Effect of Pore Architecture of 3D Printed Open Porosity Cellular Structures on Their Resistance to Mechanical Loading: Part I – Experimental Studies

Abstract

Abstract The development of additive manufacturing (AM) techniques has sparked interest in porous structures that can be customized in terms of size, shape, and arrangement of pores. Porous lattice structure (LS, called also lattice struct) offer superior specific stiffness and strength, making them ideal components for lightweight products with energy absorption and heat transfer capabilities. They find applications in industries such as aerospace, aeronautics, automotive, and bone ingrowth applications. One of the main advantages of additive manufacturing is the freedom of design, control over geometry and architecture, cost and time savings, waste reduction, and product customization. However, the designation of appropriate struct/pore geometry to achieve the desired properties and structure remains a challenge. In this part of the study, five lattice structs with various pore sizes, with two volume fractions for each, and shapes (ellipsoidal, helical, X-shape, trapezoidal, and triangular) were designed and manufactured using selective laser sintering (SLS) additive manufacturing technology.
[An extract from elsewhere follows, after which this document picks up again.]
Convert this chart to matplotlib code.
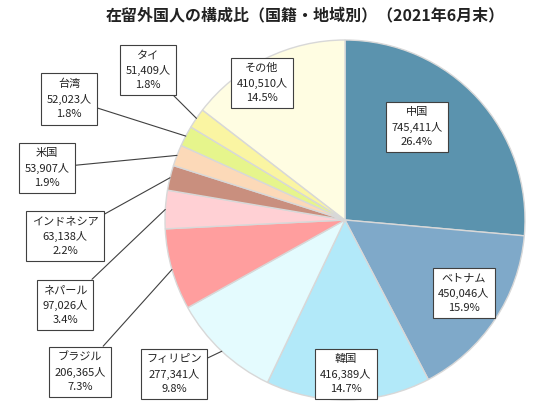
import numpy as np
import matplotlib.pyplot as plt

plt.rcParams['font.family'] = ['Noto Sans CJK JP', 'DejaVu Sans']

# ============================================================
# DATA
# ============================================================

countries = ["中国", "ベトナム", "韓国", "フィリピン", "ブラジル", "ネパール",
             "インドネシア", "米国", "台湾", "タイ", "その他"]
people = [745411, 450046, 416389, 277341, 206365, 97026,
          63138, 53907, 52023, 51409, 410510]
shares = [26.4, 15.9, 14.7, 9.8, 7.3, 3.4, 2.2, 1.9, 1.8, 1.8, 14.5]

colors = ["#5b93ae", "#7fa9c9", "#b2e9f9", "#e4fbfe", "#ff9e9e", "#ffd0d4",
          "#c98f7e", "#fcd9b8", "#e6f58c", "#faf5a2", "#fffde2"]

# label box centres (figure pixels, from top-left) and whether a leader line is drawn
box_px = [(417, 127), (464, 293), (346, 374), (174, 374), (80, 372), (65, 305),
          (65, 236), (47, 168), (69, 99), (148, 70), (262, 83)]
leader = [False, False, False, True, True, True, True, True, True, True, False]

# ============================================================
# FIGURE
# ============================================================

W, H = 555, 407
cx, cy, R = 345, 220, 180

fig = plt.figure(figsize=(W / 100, H / 100), dpi=100)
ax = fig.add_axes([(cx - R) / W, (H - cy - R) / H, 2 * R / W, 2 * R / H])

wedges, _ = ax.pie(people,
                   colors=colors,
                   startangle=90,
                   counterclock=False,
                   radius=1.0,
                   wedgeprops=dict(edgecolor="#d8d8d8", linewidth=1.0))
ax.set_xlim(-1, 1)
ax.set_ylim(-1, 1)
ax.set_aspect("equal")
ax.axis("off")

box_style = dict(boxstyle="square,pad=0.5", facecolor="white",
                 edgecolor="#404040", linewidth=0.8)
txt_kw = dict(ha="center", va="center", multialignment="center",
              fontsize=8, linespacing=1.5, color="#222222", bbox=box_style)

for w, name, n, pct, (bx, by), has_line in zip(wedges, countries, people,
                                               shares, box_px, leader):
    label = f"{name}\n{n:,}人\n{pct:.1f}%"
    if has_line:
        mid = np.deg2rad((w.theta1 + w.theta2) / 2)
        ax.annotate(label,
                    xy=(np.cos(mid), np.sin(mid)),
                    xycoords="data",
                    xytext=(bx, H - by),
                    textcoords="figure pixels",
                    arrowprops=dict(arrowstyle="-", color="#404040",
                                    linewidth=0.8, shrinkA=0, shrinkB=0),
                    annotation_clip=False,
                    **txt_kw)
    else:
        fig.text(bx / W, 1 - by / H, label, **txt_kw)

fig.text(305 / W, 1 - 15 / H,
         "在留外国人の構成比（国籍・地域別）（2021年6月末）",
         ha="center", va="center", fontsize=11.5, fontweight="bold",
         color="#222222")

fig.savefig("out.png", dpi=100, facecolor="white")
Mechanical properties were tested through uniaxial compression, and the apparent stress-strain curves were analyzed. The results showed that the compression tests revealed both monotonic and non-monotonic stress-strain curves, indicating different compression behaviors among the structures. The helical structure exhibited the highest resistance to compression, while other structures showed similarities in their mechanical properties. In Part II of this study provides a comprehensive analysis of these findings, emphasizing the potential of purpose-designed porous structures for various engineering applications.